Walk of Shame?

234 Marbles
No sex is better than bad sex.  
Germaine Greer

    I was making my bed this morning when a pink rabbit flopped out of the duvet.  Apparently I had come home from work and gone to sleep with my battery-operated device.  I went to bed stone sober so I shouldn’t have been surprised to find it there on the empty side of the bed - I was merely shocked that I hadn’t put it away and thankful that my kids were at their Dad’s (that would have been an interesting to try to explain if my son had jumped in bed with me this morning).  And, let’s face it, the rabbit looks way less attractive in the glare of the morning light. 
    I noted a modicum of morning-after shame as I performed ablutions before I tucked the rabbit away in my drawer.  A small part of me wondered – “So is this what it has come to?”  I know that this time of celibacy is self-imposed, but let’s face it, I’m not getting any younger.  Is it really a good idea for me to be celibate a whole 365 marbles?

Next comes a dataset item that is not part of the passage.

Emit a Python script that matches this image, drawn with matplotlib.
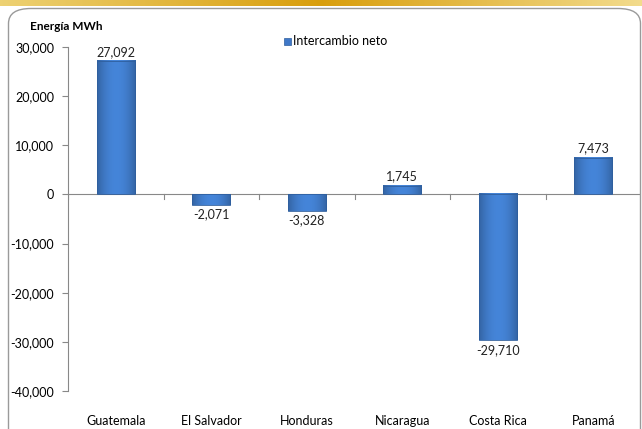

Besides, what if it isn’t like riding a bike?  What if I forget how to do it? 
    My only consolation comes from knowing a woman in her eighties who recently lost her husband.  Among all the things that she misses about him, she misses their sex life together.  The thought of her somehow comforts me into knowing that passion doesn’t have to fade even as the marbles tick by.

In our culture, it is expected that men will satisfy themselves sexually when they are with a partner or when they are completely solo.  Can you claim this act for yourself and lose the shame? Can you let go of the expectation that there always has to be someone else with you for me to express your sexuality?